Closed fire-eggs closed 6 years ago
GEDCOM.Net has a good concept. Tags, Names, Surnames, PlaceNames and idents are stored in a local utility class called IndexedKeyCollection. I.e. when a tag is encountered, the Tag collection is searched; if found, a reference to the string in the collection is returned. If not found, the 'new' tag is added to the collection.
This (should?) mean all usages of a given tag are a reference to the single string instance in the collection, instead of separate copies. I need to verify this.
For YAGP, I think a Dictionary<char[], string> would work. At the GEDSplitter level, the components of the input line (tag and ident) are char[]. It would also be possible to initialize the tag collection with the standard/most-common tags.

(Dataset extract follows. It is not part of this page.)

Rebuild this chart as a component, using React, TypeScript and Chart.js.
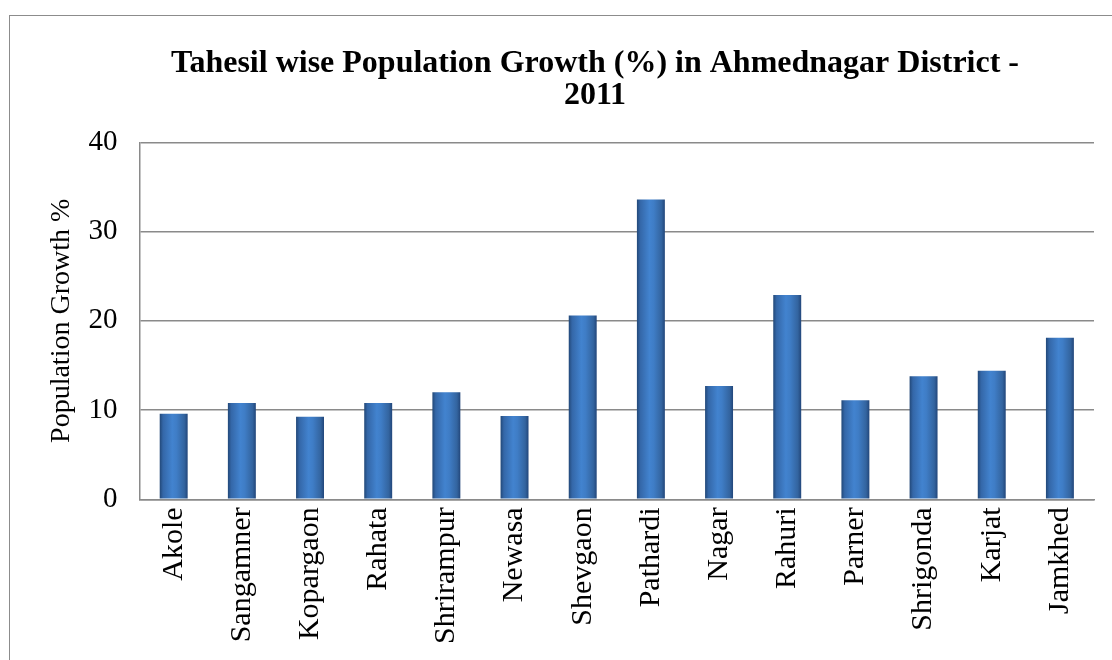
import React, { useEffect, useRef } from "react";
import { Chart, registerables } from "chart.js";

Chart.register(...registerables);

const categories: string[] = [
  "Akole", "Sangamner", "Kopargaon", "Rahata", "Shrirampur", "Newasa", "Shevgaon",
  "Pathardi", "Nagar", "Rahuri", "Parner", "Shrigonda", "Karjat", "Jamkhed",
];
const growthValues: number[] = [9.6, 10.8, 9.25, 10.8, 12.0, 9.35, 20.6, 33.6, 12.7, 22.9, 11.1, 13.8, 14.4, 18.1];
const yTicks: number[] = [0, 10, 20, 30, 40];
const titleLines: string[] = ["Tahesil wise Population Growth (%) in Ahmednagar District -", "2011"];
const yAxisTitle = "Population Growth %";

const SERIF = "'Liberation Serif', 'Times New Roman', serif";
const BAR_PCT = 0.41;
const CANVAS_W = 1145;
const CANVAS_H = 660;

export default function App() {
  const ref = useRef<HTMLCanvasElement | null>(null);
  useEffect(() => {
    if (!ref.current) return;
    const chart = new Chart(ref.current, {
      type: "bar",
      data: {
        labels: categories,
        datasets: [
          {
            label: "Population Growth %",
            data: growthValues,
            barPercentage: BAR_PCT,
            categoryPercentage: 1,
            borderWidth: 0,
            backgroundColor: (ctx: any) => {
              const c = ctx.chart;
              const xs = c.scales && c.scales.x;
              if (!xs || !c.chartArea || ctx.dataIndex === undefined) return "#3a72bb";
              const cx = xs.getPixelForValue(ctx.dataIndex);
              const w = (xs.width / categories.length) * BAR_PCT;
              const g = c.ctx.createLinearGradient(cx - w / 2, 0, cx + w / 2, 0);
              g.addColorStop(0, "#224878");
              g.addColorStop(0.12, "#3467a8");
              g.addColorStop(0.45, "#4283cf");
              g.addColorStop(0.6, "#3f7dc6");
              g.addColorStop(0.88, "#33649f");
              g.addColorStop(1, "#22467a");
              return g;
            },
          },
        ],
      },
      options: {
        animation: false,
        responsive: false,
        maintainAspectRatio: false,
        layout: { padding: { left: 45, right: 0, top: 47, bottom: 8 } },
        plugins: {
          legend: { display: false },
          tooltip: { enabled: false },
          title: {
            display: true,
            text: titleLines,
            color: "#000",
            font: { family: SERIF, size: 32, weight: "bold", lineHeight: 1.02 },
            padding: { top: 0, bottom: 30 },
          },
        },
        scales: {
          x: {
            grid: { display: false, drawTicks: false },
            border: { display: true, color: "#8a8a8a", width: 1.5 },
            ticks: {
              color: "#000",
              font: { family: SERIF, size: 30 },
              minRotation: 90,
              maxRotation: 90,
              autoSkip: false,
              padding: 8,
            },
          },
          y: {
            min: 0,
            max: 40,
            afterBuildTicks: (axis: any) => {
              axis.ticks = yTicks.map((v) => ({ value: v }));
            },
            grid: { color: "#8a8a8a", lineWidth: 1.5, drawTicks: false },
            border: { display: true, color: "#8a8a8a", width: 1.5 },
            ticks: {
              color: "#000",
              font: { family: SERIF, size: 29 },
              padding: 22,
            },
            title: {
              display: true,
              text: yAxisTitle,
              color: "#000",
              font: { family: SERIF, size: 28 },
              padding: { top: 0, bottom: -12 },
            },
          },
          yRight: {
            position: "right",
            display: true,
            grid: { display: false, drawTicks: false },
            border: { display: false },
            ticks: { display: false },
            afterFit: (axis: any) => {
              axis.width = CANVAS_W - 1094;
            },
          },
        },
      },
    });
    return () => chart.destroy();
  }, []);
  return (
    <div style={{ position: "absolute", left: 0, top: 0, width: 1112, height: 660, overflow: "hidden", background: "#fff" }}>
      <div
        style={{
          position: "absolute",
          left: 9,
          top: 15,
          width: 1180,
          height: 700,
          border: "1.5px solid #8c8c8c",
        }}
      />
      <canvas
        ref={ref}
        width={CANVAS_W}
        height={CANVAS_H}
        style={{ position: "absolute", left: 0, top: 0, display: "block" }}
      />
    </div>
  );
}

One opportunity which Gedcom.Net appears to miss is tracking duplicate Soundex strings. The same name/surname/placename would have the same Soundex. As YAGP doesn't provide Soundex (yet), this is not an immediate item.
Concern: how thread-safe is the standard Dictionary?
Addressed via commit 9f3236d28227b2c9f79e825163f0dfa8ab1cdccf
dotMemory profiling found repeated tag strings consuming memory.
For one file (TomsTreePriv.ged?): 15.15M wasted - 683,131 objects SURN, _UID, GIVN, FAMS, FAMC, BIRT, DEAT
Investigate replacing all tags with a single array of strings and having each class containing a tag to store only an index into that array. Will an int (word? byte?) take less memory in a class instance?
NOTE: GEDSplitter.Tag should be reworked to return a TagIndex from a char[]. Need to avoid converting the existing char[] to a string then doing a dictionary lookup or something: this is a candidate for a Trie?